Scoring structured academic documents with large language models: how well can mediumsized 5 popular LLMs score structured academic documents using the UK Research Excellence Framework (REF) 2021 Impact case studies as testmaterial...and it seems to work.
Purpose: Academic documents require expert time to evaluate, and Large Language Models (LLMs) might support this through score or decision predictions. For confidential structured academic texts, like grants and Impact Case Studies (ICSs), medium-sized LLMs can be run offline without expensive computing infrastructures, enhancing security.
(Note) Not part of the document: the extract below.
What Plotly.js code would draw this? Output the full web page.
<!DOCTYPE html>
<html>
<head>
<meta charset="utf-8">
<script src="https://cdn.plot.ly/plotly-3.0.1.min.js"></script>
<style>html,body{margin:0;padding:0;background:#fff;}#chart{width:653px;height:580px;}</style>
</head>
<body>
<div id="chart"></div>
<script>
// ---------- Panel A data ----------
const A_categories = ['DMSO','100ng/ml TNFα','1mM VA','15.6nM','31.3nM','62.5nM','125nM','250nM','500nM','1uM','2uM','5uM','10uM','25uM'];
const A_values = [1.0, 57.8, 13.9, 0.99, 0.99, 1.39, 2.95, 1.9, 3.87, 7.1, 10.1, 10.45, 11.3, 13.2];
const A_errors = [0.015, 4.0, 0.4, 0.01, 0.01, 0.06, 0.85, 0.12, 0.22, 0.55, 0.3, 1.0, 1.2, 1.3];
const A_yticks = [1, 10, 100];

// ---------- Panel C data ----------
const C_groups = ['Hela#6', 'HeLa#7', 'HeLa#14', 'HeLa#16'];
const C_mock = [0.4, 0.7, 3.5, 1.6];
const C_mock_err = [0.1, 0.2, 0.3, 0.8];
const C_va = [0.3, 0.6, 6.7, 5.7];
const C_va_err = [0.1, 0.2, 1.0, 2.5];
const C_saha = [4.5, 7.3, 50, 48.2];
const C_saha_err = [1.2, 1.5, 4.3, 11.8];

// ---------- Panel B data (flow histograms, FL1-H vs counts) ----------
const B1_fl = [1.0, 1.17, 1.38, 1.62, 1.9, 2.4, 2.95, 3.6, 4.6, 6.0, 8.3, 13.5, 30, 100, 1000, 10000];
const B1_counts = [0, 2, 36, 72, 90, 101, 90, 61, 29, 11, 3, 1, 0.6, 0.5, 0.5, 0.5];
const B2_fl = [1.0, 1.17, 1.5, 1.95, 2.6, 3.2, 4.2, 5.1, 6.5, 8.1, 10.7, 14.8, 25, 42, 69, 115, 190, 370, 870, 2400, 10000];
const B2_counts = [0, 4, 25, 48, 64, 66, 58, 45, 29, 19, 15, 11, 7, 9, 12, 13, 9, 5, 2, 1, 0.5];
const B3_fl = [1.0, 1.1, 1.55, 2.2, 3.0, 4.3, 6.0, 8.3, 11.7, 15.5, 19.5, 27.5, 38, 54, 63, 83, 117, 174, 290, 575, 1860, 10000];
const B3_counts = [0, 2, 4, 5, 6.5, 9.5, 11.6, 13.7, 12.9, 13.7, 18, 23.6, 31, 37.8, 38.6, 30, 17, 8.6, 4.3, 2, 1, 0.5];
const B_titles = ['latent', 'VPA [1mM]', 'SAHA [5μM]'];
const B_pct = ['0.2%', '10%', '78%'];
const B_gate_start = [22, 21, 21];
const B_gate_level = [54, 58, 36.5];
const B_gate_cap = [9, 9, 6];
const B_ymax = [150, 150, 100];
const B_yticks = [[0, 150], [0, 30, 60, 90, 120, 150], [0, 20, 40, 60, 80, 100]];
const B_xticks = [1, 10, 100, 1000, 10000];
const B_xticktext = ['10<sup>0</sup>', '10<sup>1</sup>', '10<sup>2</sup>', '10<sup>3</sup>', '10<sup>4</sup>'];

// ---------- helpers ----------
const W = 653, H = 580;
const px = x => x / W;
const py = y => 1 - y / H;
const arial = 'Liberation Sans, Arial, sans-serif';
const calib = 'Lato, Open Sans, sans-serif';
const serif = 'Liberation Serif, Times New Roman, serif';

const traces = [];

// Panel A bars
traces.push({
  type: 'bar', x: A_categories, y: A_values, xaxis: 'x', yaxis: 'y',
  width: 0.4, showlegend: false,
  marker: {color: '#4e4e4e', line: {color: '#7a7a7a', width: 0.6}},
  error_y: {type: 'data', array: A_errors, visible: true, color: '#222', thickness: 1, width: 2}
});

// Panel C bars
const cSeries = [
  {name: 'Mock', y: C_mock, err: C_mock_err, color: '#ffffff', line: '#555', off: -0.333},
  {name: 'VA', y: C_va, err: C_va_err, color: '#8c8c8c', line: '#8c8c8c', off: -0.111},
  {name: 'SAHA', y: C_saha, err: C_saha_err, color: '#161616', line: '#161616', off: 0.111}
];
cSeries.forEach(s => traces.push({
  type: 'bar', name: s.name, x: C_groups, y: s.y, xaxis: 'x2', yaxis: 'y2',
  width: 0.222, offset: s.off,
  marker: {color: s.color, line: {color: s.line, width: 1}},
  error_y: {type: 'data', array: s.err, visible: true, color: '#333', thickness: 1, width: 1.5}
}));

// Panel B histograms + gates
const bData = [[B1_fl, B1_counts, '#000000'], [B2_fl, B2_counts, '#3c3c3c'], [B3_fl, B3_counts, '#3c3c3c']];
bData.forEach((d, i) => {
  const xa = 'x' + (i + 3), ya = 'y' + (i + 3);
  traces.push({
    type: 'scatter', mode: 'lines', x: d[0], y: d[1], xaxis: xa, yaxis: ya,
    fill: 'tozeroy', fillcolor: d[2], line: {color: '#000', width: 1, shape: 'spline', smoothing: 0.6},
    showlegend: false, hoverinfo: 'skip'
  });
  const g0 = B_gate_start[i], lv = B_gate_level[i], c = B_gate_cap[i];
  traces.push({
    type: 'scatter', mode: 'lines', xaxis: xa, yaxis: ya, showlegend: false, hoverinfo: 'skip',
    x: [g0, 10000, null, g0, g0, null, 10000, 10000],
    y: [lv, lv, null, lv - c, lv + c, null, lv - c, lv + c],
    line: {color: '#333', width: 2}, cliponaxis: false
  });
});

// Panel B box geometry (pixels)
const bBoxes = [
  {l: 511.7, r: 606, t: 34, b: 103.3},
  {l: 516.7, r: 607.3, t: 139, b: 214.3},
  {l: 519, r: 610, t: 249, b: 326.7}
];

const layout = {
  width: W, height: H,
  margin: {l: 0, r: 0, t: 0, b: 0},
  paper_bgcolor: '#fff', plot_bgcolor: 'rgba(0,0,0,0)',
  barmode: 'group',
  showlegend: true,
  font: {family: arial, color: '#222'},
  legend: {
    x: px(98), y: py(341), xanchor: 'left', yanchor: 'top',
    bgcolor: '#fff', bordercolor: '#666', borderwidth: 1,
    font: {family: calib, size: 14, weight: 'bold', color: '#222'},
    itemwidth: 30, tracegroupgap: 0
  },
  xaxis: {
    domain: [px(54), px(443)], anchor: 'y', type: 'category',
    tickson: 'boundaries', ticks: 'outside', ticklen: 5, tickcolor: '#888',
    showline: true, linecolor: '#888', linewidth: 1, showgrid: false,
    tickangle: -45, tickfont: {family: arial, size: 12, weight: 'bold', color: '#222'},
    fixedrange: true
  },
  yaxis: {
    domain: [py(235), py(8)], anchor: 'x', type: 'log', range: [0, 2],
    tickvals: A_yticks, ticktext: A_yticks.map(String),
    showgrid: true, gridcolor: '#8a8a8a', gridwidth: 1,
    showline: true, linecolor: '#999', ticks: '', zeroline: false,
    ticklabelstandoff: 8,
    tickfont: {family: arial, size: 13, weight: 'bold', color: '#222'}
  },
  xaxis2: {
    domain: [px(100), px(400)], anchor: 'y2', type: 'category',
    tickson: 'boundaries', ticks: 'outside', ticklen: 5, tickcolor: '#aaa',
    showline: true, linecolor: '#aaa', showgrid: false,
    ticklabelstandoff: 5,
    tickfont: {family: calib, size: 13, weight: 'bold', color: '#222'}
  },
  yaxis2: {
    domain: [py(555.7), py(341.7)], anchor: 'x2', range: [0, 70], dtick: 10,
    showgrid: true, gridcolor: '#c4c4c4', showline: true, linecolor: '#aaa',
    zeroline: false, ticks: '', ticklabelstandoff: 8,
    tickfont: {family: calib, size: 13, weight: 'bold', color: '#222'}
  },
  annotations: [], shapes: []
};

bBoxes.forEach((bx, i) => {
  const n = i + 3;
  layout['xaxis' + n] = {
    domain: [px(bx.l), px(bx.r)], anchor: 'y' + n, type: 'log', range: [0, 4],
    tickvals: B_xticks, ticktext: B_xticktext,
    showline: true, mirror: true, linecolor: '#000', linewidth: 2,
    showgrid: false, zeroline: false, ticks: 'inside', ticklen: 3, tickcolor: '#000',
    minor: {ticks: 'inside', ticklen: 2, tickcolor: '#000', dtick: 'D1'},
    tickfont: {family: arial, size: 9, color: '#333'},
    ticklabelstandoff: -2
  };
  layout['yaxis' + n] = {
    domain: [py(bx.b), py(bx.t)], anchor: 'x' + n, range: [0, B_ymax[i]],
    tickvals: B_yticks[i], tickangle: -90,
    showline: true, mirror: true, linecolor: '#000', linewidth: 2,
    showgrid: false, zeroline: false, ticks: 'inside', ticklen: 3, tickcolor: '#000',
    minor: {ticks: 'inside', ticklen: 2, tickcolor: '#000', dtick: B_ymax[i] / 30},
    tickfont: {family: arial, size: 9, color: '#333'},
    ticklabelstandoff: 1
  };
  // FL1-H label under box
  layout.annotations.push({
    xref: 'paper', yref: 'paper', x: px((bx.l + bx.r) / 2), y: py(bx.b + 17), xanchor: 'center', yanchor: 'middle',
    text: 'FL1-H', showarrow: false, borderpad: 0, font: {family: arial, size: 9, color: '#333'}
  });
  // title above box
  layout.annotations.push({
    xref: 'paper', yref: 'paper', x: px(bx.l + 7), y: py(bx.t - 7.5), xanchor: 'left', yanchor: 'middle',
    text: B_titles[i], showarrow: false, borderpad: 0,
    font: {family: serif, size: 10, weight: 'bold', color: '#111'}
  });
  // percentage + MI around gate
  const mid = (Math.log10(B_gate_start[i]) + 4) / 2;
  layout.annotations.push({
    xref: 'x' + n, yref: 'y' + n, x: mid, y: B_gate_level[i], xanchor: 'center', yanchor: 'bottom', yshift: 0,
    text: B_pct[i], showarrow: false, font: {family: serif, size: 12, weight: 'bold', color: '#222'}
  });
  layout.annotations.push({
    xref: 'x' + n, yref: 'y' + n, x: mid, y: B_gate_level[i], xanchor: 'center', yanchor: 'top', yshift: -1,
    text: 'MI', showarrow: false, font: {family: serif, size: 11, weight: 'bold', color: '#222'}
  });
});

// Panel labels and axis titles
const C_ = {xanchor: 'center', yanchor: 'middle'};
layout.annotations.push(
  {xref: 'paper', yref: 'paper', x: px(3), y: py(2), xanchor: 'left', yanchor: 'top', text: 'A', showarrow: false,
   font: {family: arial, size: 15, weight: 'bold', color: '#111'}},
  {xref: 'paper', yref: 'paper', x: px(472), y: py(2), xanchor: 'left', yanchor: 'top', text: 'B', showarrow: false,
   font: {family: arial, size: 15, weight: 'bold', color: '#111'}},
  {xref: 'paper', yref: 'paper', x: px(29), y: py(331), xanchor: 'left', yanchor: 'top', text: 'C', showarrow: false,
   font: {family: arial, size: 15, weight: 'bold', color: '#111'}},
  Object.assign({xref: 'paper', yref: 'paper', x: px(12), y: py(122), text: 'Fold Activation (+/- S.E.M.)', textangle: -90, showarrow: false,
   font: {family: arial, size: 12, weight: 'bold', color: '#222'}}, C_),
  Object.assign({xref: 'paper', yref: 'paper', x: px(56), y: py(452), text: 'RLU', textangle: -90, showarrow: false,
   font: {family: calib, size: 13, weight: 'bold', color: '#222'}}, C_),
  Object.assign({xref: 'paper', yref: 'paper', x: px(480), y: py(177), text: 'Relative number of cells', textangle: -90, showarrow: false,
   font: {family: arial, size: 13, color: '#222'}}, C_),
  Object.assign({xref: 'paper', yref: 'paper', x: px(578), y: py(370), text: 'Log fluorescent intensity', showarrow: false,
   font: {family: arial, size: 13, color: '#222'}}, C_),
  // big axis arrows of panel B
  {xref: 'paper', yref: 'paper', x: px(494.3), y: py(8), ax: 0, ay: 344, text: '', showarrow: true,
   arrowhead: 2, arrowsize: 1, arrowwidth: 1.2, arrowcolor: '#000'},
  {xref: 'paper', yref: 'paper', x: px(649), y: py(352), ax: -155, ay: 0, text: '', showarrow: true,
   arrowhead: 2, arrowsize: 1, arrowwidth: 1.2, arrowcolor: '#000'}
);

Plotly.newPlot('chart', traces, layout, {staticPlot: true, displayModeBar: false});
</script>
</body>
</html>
Design/methodology/approach: This study evaluates for the first time how well mediumsized LLMs can score structured academic documents using the UK Research Excellence Framework (REF) 2021 ICSs, and whether LLMs can guess scores from individual sections. We obtained score estimates from five recent popular LLMs (DeepSeek R1 32B, Qwen 3 32B, Magistral Small 24B, Gemma 3 27B, and Llama 4 Scout 27B) across 6,010 REF 2021 ICSs, correlating the scores with a proxy quality rating (departmental average score).
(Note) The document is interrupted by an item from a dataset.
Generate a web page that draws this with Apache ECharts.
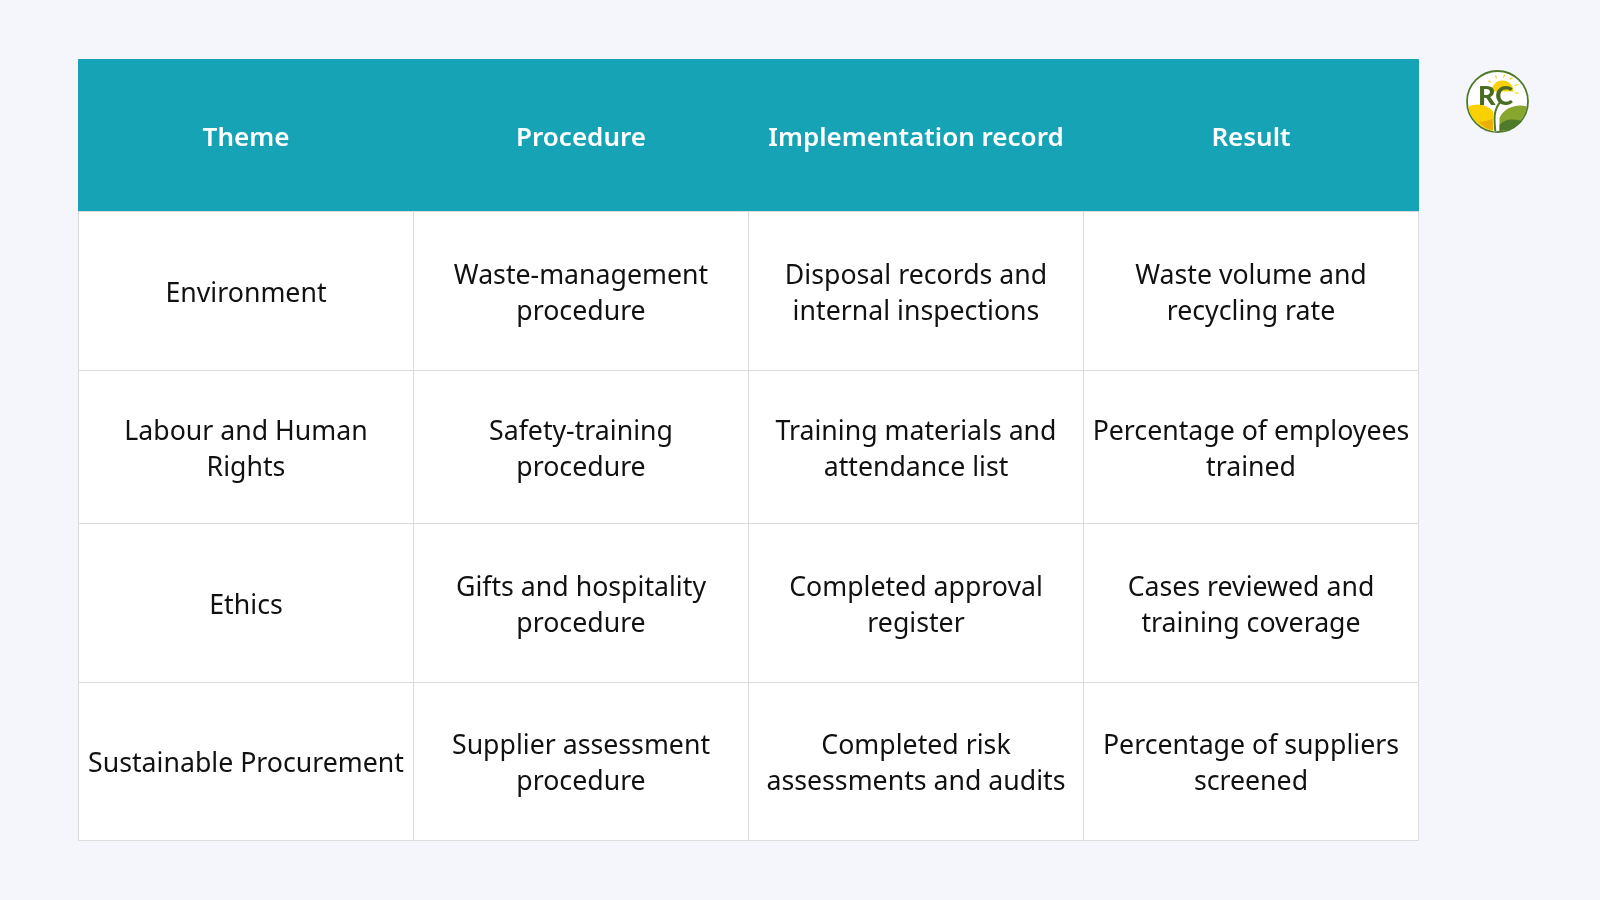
<!DOCTYPE html>
<html>
<head>
<meta charset="utf-8">
<title>Table</title>
<style>
html, body {margin: 0; padding: 0; background: #f4f6fb;}
#chartWrap {width: 1600px; height: 900px;}
</style>
<script src="https://cdn.jsdelivr.net/npm/echarts@6/dist/echarts.min.js"></script>
</head>
<body>
<div id="chartWrap"></div>
<script>
const headers = ['Theme', 'Procedure', 'Implementation record', 'Result'];
const themes = ['Environment', 'Labour and Human\nRights', 'Ethics', 'Sustainable Procurement'];
const procedures = ['Waste-management\nprocedure', 'Safety-training\nprocedure', 'Gifts and hospitality\nprocedure', 'Supplier assessment\nprocedure'];
const records = ['Disposal records and\ninternal inspections', 'Training materials and\nattendance list', 'Completed approval\nregister', 'Completed risk\nassessments and audits'];
const results = ['Waste volume and\nrecycling rate', 'Percentage of employees\ntrained', 'Cases reviewed and\ntraining coverage', 'Percentage of suppliers\nscreened'];

const myChart = echarts.init(document.getElementById('chartWrap'));
const font = '"Noto Sans", sans-serif';
const teal = '#15a3b5';
const lineColor = '#dcdcdc';
const rowSizes = [152, 159, 153, 159, 158];
const lineHeight = 36;

// rich text sits at the top of the cell, an empty first line centres it
function richText(text) {
    return '{gap| }\n' + text.split('\n').map(function (line) {
        return '{t|' + line + '}';
    }).join('\n');
}

function cellLabel(text, row, textStyle) {
    const lines = text.split('\n').length;
    const space = rowSizes[row] / 2 - lines * lineHeight / 2 + 1;
    return {
        overflow: 'none',
        rich: {
            gap: {fontSize: 6, lineHeight: space},
            t: Object.assign({fontFamily: font, lineHeight: lineHeight}, textStyle)
        }
    };
}

const headStyle = {color: '#fff', fontSize: 26, fontWeight: 600};
const bodyStyle = {color: '#111', fontSize: 26.7};

// row 0 is the teal head, the other rows come from the columns
let cells = [];
headers.forEach(function (text, i) {
    cells.push({
        coord: [i, 0],
        value: richText(text),
        z2: 10,
        label: cellLabel(text, 0, headStyle),
        itemStyle: {color: teal, borderColor: teal, borderWidth: 1}
    });
});
[themes, procedures, records, results].forEach(function (col, i) {
    col.forEach(function (text, j) {
        cells.push({coord: [i, j + 1], value: richText(text), label: cellLabel(text, j + 1, bodyStyle)});
    });
});

function logoPath(d, x, y, w, h, style) {
    return {type: 'path', shape: {pathData: d, x: x, y: y, width: w, height: h, layout: 'cover'}, style: style};
}

// the logo beside the table
function renderLogo() {
    return {
        type: 'group',
        x: 1497.5,
        y: 101.5,
        children: [
            {type: 'circle', shape: {cx: 0, cy: 0, r: 30.5}, style: {fill: '#fff', stroke: '#4f7a2a', lineWidth: 1.8}},
            logoPath('M-6 -10 A11 11 0 0 1 16 -10 Z', -6, -21, 22, 11, {fill: '#fbd20a'}),
            logoPath('M-7 -19 L-9 -21 M-1 -23 L-2 -26 M6 -24 L7 -27 M12 -22 L15 -24 M17 -16 L21 -17 M17 -9 L21 -8', -9, -27, 30, 19, {fill: 'none', stroke: '#fbd20a', lineWidth: 1.2}),
            logoPath('M-29.5 6 C-20 1 -6 4 -2 15 L-1 29.5 A30 30 0 0 1 -29.5 6 Z', -29.5, 3, 28.5, 26.5, {fill: '#f9d000'}),
            logoPath('M-19 20 C-12 21 -7 18 -3 16 L-2 29 C-9 29 -14 25 -19 20 Z', -19, 16, 17, 13, {fill: '#ecae0a'}),
            logoPath('M2 17 C6 8 18 3 29.5 6 A30 30 0 0 1 2 29.5 Z', 2, 4, 27.5, 25.5, {fill: '#86a62e'}),
            logoPath('M2 23 C10 15 18 18 25 19 A30 30 0 0 1 2 29.5 Z', 2, 18, 23, 11.5, {fill: '#4f7a2a'}),
            logoPath('M-1 30 C-2 18 -3 8 4 -1', -3, -1, 7, 31, {fill: 'none', stroke: '#fff', lineWidth: 3.5}),
            logoPath('M-1 30 C-2 18 -3 8 4 -1', -3, -1, 7, 31, {fill: 'none', stroke: '#4f7a2a', lineWidth: 2}),
            {type: 'text', x: -2, y: -5, style: {text: 'RC', fontFamily: 'Lato, sans-serif', fontWeight: 900, fontSize: 27, fill: '#4a6b23', align: 'center', verticalAlign: 'middle'}}
        ]
    };
}

myChart.setOption({
    backgroundColor: '#f4f6fb',
    animation: false,
    matrix: {
        left: 78,
        top: 59,
        width: 1340,
        height: 781,
        backgroundStyle: {color: 'transparent', borderWidth: 0},
        x: {show: false, data: headers},
        y: {
            show: false,
            data: ['head'].concat(themes).map(function (name, i) {
                return {value: name, size: rowSizes[i]};
            })
        },
        body: {
            data: cells,
            itemStyle: {color: '#fff', borderColor: lineColor, borderWidth: 1}
        }
    },
    series: [{
        type: 'custom',
        coordinateSystem: 'none',
        silent: true,
        data: [0],
        renderItem: renderLogo
    }]
});
</script>
</body>
</html>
Findings: Scoring the full texts was only moderately effective (in terms of correlations with the proxy quality rating) and Llama4 failed to score most of the longest. Surprisingly, all LLMs except Magistral were able to make statistically significantly above random guesses at ICS scores from each of the individual component sections (summary, underpinning research, references, details of the impacts, and sources to support the impact). A logical two-stage approach mimicking the human reviewer instructions did not outperform focusing on impact alone. The best strategy was to score the summary and the details of the impact sections combined (five times, averaged) with Gemma 3. This gave the highest Spearman correlation (0.37) with departmental average proxy quality scores (0.55 for department-level correlations).
Practical implications: Medium sized LLMs can be used to score structured academic documents to support research assessments.
Research limitations: This uses a single large case study with a public, albeit obscured, gold standard.
Originality/value: This improves on the state of the art despite the additional restrictions and with a much cheaper and potentially private open weights LLMs approach.